Request
Copy exactly, leaving out every image, the lines from the one with "Write the TikZ code for this diagram." through the one with "(dtop) at (207.5,91);", inclusive.

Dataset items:

────────────────

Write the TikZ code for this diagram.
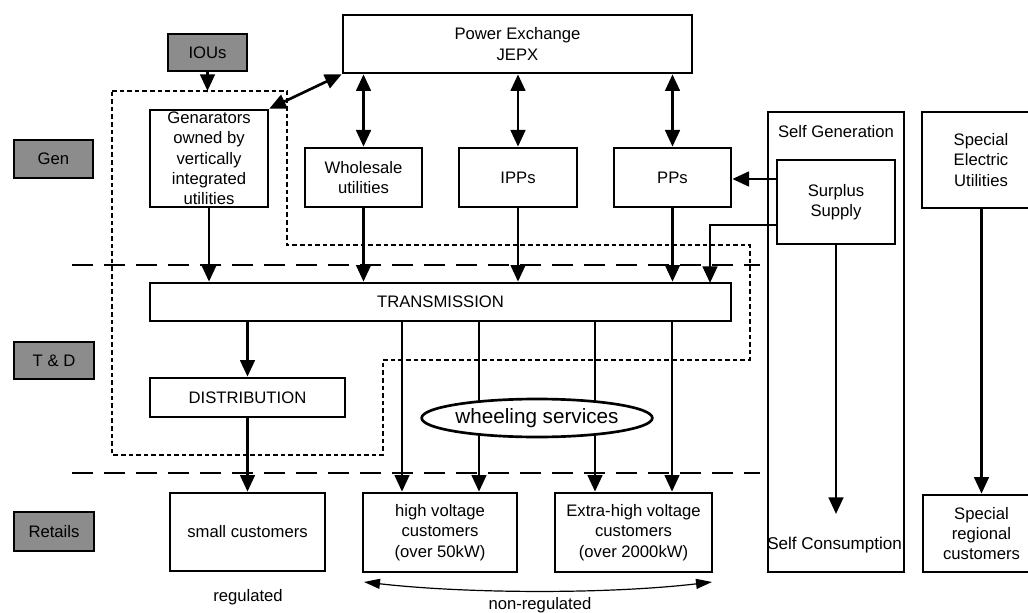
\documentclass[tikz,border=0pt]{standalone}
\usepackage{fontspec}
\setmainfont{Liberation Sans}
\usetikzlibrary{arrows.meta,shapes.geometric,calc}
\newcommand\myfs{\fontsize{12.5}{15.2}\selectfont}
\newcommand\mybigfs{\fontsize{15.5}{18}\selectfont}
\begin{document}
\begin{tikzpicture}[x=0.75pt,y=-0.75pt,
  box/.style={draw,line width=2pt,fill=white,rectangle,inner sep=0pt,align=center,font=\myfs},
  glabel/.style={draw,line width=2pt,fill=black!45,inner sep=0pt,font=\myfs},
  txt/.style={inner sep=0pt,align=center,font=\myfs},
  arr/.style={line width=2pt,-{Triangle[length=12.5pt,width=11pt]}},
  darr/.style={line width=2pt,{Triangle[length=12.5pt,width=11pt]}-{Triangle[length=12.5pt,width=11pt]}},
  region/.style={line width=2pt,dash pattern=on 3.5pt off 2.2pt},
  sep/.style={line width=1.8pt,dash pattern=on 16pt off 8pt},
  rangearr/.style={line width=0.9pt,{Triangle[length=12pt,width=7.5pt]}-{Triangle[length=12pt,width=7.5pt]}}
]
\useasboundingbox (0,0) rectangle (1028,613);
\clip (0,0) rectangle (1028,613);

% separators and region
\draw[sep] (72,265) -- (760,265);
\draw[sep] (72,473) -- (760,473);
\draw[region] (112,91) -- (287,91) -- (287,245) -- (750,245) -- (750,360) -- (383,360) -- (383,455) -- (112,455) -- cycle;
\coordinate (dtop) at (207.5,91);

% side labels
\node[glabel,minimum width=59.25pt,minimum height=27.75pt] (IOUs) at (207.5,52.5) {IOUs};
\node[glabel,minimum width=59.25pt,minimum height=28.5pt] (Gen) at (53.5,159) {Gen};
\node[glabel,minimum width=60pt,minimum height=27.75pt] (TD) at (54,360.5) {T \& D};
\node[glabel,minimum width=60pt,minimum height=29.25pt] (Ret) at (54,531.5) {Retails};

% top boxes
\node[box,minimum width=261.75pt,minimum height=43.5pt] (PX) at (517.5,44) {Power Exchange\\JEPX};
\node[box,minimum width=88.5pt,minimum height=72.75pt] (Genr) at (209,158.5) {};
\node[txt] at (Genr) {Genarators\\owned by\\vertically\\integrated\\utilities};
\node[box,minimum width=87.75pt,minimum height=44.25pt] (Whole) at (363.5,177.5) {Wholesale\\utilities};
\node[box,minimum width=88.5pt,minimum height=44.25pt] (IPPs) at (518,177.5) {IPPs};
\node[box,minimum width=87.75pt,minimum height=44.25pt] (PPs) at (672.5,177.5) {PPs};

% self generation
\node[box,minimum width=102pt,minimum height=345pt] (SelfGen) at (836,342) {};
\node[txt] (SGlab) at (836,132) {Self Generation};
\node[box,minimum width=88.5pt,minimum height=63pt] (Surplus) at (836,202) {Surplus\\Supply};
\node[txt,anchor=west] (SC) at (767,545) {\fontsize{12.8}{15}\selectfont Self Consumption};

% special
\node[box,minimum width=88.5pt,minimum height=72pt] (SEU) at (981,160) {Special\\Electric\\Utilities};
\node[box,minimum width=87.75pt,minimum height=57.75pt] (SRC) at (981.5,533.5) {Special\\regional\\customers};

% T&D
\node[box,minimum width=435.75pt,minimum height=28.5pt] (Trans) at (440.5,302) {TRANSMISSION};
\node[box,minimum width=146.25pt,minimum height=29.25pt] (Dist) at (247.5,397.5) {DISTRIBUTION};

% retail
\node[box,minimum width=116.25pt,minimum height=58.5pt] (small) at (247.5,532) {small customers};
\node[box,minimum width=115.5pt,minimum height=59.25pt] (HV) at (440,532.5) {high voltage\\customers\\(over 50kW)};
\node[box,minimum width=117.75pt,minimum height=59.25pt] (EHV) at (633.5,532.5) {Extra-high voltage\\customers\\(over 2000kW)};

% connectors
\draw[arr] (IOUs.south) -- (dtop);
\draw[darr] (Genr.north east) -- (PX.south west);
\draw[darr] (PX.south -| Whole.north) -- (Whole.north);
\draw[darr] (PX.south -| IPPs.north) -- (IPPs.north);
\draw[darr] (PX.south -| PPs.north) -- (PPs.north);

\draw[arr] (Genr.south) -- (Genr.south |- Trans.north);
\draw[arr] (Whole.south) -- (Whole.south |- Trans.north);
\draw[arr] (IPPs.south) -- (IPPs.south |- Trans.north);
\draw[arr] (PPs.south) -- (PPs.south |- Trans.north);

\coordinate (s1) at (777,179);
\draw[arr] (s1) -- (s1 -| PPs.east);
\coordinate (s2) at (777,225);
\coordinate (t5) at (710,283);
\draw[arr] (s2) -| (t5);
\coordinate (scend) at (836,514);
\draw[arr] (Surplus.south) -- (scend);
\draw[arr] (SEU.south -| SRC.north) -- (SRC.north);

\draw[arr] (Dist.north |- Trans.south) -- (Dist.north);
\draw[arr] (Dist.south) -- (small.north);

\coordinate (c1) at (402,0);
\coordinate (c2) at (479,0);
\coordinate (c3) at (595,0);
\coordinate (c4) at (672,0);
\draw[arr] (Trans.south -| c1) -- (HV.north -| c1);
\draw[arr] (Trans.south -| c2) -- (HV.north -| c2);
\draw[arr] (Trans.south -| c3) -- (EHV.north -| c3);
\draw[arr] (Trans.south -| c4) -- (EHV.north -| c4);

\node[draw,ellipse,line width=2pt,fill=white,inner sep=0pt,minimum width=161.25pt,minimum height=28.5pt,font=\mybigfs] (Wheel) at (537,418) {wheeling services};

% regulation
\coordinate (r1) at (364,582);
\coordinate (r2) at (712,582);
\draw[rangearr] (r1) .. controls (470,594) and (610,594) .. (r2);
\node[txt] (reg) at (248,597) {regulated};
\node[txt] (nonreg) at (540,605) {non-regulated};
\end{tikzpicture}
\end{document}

────────────────

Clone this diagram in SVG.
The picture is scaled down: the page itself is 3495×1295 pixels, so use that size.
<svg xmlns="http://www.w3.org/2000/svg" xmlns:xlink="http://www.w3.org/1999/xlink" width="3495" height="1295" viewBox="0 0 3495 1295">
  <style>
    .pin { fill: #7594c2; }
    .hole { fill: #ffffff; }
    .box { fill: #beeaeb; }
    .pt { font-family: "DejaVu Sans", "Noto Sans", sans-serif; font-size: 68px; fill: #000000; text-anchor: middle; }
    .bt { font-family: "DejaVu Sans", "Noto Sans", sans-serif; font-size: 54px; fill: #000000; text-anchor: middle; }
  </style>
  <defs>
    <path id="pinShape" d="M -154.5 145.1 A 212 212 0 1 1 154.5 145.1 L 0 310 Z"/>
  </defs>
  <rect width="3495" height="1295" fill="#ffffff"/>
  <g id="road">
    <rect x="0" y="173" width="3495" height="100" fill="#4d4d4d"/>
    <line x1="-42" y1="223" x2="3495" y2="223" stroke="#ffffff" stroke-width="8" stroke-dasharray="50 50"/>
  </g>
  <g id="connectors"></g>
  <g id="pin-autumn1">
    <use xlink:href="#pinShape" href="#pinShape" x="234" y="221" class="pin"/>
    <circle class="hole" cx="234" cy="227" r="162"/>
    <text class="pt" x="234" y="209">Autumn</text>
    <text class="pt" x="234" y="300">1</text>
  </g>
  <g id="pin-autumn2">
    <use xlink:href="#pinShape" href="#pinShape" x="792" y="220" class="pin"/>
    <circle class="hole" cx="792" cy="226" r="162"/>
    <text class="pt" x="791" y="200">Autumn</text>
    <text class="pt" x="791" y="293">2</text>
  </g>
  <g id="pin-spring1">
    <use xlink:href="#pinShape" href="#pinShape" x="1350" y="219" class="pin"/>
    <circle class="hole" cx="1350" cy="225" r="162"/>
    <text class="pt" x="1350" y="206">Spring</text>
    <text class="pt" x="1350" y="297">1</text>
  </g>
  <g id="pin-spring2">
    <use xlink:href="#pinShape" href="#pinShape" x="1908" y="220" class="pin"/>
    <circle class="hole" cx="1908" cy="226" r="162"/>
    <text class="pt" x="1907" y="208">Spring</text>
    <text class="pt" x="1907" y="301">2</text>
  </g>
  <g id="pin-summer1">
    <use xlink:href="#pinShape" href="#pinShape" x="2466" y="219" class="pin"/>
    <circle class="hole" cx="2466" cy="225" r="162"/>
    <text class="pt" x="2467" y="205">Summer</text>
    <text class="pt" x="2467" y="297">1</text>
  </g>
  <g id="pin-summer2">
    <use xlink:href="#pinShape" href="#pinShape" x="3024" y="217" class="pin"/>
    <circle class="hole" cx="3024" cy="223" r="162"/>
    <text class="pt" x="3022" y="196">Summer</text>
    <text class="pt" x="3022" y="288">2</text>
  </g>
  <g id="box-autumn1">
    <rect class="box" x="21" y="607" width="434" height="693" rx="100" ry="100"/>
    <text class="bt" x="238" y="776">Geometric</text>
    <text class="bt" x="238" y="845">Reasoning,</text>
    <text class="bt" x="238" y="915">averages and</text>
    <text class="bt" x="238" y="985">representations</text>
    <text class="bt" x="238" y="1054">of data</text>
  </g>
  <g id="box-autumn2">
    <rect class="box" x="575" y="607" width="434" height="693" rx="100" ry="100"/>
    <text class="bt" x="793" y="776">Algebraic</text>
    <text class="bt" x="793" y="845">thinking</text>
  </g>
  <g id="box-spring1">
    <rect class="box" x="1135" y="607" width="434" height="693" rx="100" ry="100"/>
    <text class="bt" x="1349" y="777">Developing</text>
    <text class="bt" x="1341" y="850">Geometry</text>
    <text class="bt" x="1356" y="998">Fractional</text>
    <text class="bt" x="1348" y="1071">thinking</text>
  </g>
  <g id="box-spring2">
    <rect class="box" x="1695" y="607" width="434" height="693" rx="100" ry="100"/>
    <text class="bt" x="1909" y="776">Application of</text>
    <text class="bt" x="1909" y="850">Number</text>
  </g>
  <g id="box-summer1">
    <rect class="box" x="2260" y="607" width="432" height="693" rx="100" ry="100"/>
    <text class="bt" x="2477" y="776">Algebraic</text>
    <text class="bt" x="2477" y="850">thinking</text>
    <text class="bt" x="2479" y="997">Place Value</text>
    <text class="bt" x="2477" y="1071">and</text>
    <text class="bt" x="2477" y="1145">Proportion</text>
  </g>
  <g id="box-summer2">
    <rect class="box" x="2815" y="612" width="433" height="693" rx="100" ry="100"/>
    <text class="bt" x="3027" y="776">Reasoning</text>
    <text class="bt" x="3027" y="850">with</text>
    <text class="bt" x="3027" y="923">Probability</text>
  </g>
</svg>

────────────────

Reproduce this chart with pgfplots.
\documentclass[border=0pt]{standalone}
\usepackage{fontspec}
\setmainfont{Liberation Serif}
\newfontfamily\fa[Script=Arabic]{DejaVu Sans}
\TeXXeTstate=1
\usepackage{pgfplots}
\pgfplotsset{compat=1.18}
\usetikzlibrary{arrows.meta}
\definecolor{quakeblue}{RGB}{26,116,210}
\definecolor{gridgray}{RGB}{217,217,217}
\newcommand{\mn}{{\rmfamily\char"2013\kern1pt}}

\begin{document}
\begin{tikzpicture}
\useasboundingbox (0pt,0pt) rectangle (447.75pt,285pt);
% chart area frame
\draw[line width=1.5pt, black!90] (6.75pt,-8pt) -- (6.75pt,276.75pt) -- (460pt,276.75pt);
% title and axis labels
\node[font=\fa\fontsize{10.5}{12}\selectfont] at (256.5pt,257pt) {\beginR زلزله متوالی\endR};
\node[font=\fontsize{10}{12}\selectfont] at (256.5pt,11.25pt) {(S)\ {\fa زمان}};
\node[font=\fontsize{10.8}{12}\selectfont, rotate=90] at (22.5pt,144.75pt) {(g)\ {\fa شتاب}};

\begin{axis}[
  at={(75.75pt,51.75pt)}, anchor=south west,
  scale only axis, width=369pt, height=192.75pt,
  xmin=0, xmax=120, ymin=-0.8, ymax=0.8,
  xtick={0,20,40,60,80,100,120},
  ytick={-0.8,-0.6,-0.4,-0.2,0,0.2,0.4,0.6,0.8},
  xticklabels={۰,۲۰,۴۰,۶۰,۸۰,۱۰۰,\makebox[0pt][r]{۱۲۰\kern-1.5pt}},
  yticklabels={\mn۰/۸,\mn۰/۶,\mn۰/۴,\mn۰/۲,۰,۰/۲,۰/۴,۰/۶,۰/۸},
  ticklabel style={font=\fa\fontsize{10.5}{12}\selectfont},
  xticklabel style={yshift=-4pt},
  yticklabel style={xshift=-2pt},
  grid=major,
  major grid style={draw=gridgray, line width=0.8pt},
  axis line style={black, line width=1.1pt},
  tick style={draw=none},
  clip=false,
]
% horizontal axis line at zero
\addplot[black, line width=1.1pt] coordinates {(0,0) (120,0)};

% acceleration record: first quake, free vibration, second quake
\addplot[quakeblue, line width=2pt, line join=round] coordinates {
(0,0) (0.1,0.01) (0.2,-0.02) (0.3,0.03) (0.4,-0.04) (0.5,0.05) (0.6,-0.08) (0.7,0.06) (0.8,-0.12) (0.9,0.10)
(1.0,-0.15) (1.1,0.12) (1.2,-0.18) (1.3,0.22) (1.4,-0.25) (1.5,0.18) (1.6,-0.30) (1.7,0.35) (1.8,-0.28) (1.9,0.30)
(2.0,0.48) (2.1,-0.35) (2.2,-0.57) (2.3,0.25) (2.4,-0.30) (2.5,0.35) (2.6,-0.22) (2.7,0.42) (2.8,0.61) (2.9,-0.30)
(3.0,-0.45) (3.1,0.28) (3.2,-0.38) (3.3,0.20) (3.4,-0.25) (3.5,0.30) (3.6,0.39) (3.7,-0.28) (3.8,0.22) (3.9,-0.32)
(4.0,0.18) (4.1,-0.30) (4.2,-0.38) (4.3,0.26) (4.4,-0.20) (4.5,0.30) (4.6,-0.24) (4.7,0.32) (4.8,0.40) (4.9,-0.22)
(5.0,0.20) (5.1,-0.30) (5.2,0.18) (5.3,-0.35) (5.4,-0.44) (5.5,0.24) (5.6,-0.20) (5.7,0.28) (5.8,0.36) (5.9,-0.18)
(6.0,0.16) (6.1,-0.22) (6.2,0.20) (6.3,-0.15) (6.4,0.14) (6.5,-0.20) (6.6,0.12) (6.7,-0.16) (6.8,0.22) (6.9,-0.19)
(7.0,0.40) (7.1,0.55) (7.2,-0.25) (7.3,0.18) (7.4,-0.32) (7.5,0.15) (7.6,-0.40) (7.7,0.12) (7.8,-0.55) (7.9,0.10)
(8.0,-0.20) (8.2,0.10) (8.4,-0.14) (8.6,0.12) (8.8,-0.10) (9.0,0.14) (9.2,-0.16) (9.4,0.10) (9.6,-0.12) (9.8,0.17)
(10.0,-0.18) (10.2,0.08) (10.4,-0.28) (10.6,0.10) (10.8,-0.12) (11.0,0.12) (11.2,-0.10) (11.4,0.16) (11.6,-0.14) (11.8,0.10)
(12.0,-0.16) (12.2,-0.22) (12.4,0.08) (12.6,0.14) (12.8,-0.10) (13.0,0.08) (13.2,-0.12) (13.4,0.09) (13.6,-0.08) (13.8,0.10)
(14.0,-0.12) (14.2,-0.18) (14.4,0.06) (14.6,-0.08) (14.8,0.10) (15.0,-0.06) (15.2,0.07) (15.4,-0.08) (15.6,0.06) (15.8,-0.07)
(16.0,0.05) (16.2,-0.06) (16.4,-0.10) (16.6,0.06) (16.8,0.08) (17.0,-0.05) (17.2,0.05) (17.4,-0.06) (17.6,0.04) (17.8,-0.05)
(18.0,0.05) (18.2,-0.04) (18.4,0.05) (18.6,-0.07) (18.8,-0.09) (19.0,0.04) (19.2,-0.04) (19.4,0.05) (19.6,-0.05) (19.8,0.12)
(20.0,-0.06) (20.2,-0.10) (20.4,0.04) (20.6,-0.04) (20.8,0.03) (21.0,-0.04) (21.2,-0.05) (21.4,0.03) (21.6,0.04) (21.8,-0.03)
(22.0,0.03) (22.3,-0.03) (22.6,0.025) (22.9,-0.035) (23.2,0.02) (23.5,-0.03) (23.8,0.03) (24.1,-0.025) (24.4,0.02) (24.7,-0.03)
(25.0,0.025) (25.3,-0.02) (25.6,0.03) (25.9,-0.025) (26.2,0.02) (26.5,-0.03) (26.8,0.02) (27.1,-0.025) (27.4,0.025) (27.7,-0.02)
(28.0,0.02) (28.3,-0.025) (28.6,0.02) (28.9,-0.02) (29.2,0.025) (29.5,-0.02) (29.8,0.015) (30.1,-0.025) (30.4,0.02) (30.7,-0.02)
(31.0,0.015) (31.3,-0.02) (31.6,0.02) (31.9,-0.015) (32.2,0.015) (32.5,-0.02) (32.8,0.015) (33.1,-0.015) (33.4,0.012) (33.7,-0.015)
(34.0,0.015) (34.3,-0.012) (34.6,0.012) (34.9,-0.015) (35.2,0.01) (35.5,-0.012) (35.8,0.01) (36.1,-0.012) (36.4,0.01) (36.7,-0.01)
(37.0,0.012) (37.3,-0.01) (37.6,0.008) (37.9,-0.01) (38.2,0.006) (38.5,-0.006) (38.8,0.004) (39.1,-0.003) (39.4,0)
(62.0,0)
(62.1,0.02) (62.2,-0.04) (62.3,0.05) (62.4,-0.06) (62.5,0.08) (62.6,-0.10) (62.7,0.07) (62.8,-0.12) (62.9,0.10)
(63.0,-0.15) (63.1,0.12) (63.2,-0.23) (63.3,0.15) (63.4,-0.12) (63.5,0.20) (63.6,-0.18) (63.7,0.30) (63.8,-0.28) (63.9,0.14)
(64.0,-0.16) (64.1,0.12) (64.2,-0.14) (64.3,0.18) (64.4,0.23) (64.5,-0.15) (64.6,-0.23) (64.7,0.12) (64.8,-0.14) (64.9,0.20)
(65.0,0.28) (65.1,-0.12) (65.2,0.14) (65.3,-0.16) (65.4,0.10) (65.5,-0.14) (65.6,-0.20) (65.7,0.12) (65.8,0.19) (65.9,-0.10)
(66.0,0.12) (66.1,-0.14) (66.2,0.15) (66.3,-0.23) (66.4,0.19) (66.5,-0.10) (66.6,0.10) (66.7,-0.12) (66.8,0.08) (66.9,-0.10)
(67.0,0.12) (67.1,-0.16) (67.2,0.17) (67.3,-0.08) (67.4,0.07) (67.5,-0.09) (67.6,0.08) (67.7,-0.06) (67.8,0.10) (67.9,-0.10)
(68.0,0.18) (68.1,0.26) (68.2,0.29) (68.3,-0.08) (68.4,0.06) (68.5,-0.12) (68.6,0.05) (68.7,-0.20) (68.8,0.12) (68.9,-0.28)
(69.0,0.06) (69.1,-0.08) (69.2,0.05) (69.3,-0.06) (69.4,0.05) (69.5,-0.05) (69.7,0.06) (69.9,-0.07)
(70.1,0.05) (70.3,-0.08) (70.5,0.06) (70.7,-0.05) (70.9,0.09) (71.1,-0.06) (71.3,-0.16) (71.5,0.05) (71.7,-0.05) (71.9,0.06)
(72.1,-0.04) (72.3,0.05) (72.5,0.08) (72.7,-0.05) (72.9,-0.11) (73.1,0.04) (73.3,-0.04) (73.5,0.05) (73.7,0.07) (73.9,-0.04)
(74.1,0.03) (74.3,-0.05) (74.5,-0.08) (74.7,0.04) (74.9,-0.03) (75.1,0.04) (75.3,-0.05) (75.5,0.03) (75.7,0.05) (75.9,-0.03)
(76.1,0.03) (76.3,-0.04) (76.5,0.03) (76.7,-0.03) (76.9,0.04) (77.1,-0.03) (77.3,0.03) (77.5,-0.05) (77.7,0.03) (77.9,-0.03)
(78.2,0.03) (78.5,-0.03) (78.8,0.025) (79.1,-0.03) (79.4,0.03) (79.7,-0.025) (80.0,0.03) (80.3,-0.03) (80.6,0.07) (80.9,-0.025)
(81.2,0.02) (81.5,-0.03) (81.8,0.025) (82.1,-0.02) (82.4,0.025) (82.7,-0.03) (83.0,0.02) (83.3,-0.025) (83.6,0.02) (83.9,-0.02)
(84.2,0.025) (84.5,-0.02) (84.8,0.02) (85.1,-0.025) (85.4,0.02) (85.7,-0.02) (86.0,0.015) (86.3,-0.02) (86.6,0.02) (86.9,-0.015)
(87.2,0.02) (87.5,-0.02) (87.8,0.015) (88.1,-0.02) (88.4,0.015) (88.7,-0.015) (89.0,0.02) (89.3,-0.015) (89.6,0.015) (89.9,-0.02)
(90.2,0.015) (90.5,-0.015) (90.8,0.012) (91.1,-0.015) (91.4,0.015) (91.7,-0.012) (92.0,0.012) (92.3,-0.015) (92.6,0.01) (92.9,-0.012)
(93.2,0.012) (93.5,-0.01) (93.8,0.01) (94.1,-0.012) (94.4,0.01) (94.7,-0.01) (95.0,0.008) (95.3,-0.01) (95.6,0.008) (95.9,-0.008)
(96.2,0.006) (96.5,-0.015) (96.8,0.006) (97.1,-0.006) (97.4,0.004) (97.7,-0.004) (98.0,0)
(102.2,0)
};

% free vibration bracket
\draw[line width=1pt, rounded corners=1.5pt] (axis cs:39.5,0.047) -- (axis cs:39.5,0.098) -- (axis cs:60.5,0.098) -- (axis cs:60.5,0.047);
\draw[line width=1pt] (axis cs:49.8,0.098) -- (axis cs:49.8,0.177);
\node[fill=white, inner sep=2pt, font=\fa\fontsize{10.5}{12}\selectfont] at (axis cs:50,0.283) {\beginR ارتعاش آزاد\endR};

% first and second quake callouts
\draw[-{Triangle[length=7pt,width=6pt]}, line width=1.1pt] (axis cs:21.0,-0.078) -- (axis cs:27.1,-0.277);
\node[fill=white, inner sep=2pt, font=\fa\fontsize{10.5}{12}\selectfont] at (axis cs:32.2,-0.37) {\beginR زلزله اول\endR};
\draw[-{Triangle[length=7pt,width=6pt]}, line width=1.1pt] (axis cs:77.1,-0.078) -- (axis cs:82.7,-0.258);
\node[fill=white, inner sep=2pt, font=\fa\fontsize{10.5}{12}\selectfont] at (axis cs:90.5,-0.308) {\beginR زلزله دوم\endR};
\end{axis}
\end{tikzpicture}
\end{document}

────────────────

Answer below
Write the TikZ code for this diagram.
\documentclass[tikz,border=0pt]{standalone}
\usepackage{fontspec}
\setmainfont{Liberation Sans}
\usetikzlibrary{arrows.meta,shapes.geometric,calc}
\newcommand\myfs{\fontsize{12.5}{15.2}\selectfont}
\newcommand\mybigfs{\fontsize{15.5}{18}\selectfont}
\begin{document}
\begin{tikzpicture}[x=0.75pt,y=-0.75pt,
  box/.style={draw,line width=2pt,fill=white,rectangle,inner sep=0pt,align=center,font=\myfs},
  glabel/.style={draw,line width=2pt,fill=black!45,inner sep=0pt,font=\myfs},
  txt/.style={inner sep=0pt,align=center,font=\myfs},
  arr/.style={line width=2pt,-{Triangle[length=12.5pt,width=11pt]}},
  darr/.style={line width=2pt,{Triangle[length=12.5pt,width=11pt]}-{Triangle[length=12.5pt,width=11pt]}},
  region/.style={line width=2pt,dash pattern=on 3.5pt off 2.2pt},
  sep/.style={line width=1.8pt,dash pattern=on 16pt off 8pt},
  rangearr/.style={line width=0.9pt,{Triangle[length=12pt,width=7.5pt]}-{Triangle[length=12pt,width=7.5pt]}}
]
\useasboundingbox (0,0) rectangle (1028,613);
\clip (0,0) rectangle (1028,613);

% separators and region
\draw[sep] (72,265) -- (760,265);
\draw[sep] (72,473) -- (760,473);
\draw[region] (112,91) -- (287,91) -- (287,245) -- (750,245) -- (750,360) -- (383,360) -- (383,455) -- (112,455) -- cycle;
\coordinate (dtop) at (207.5,91);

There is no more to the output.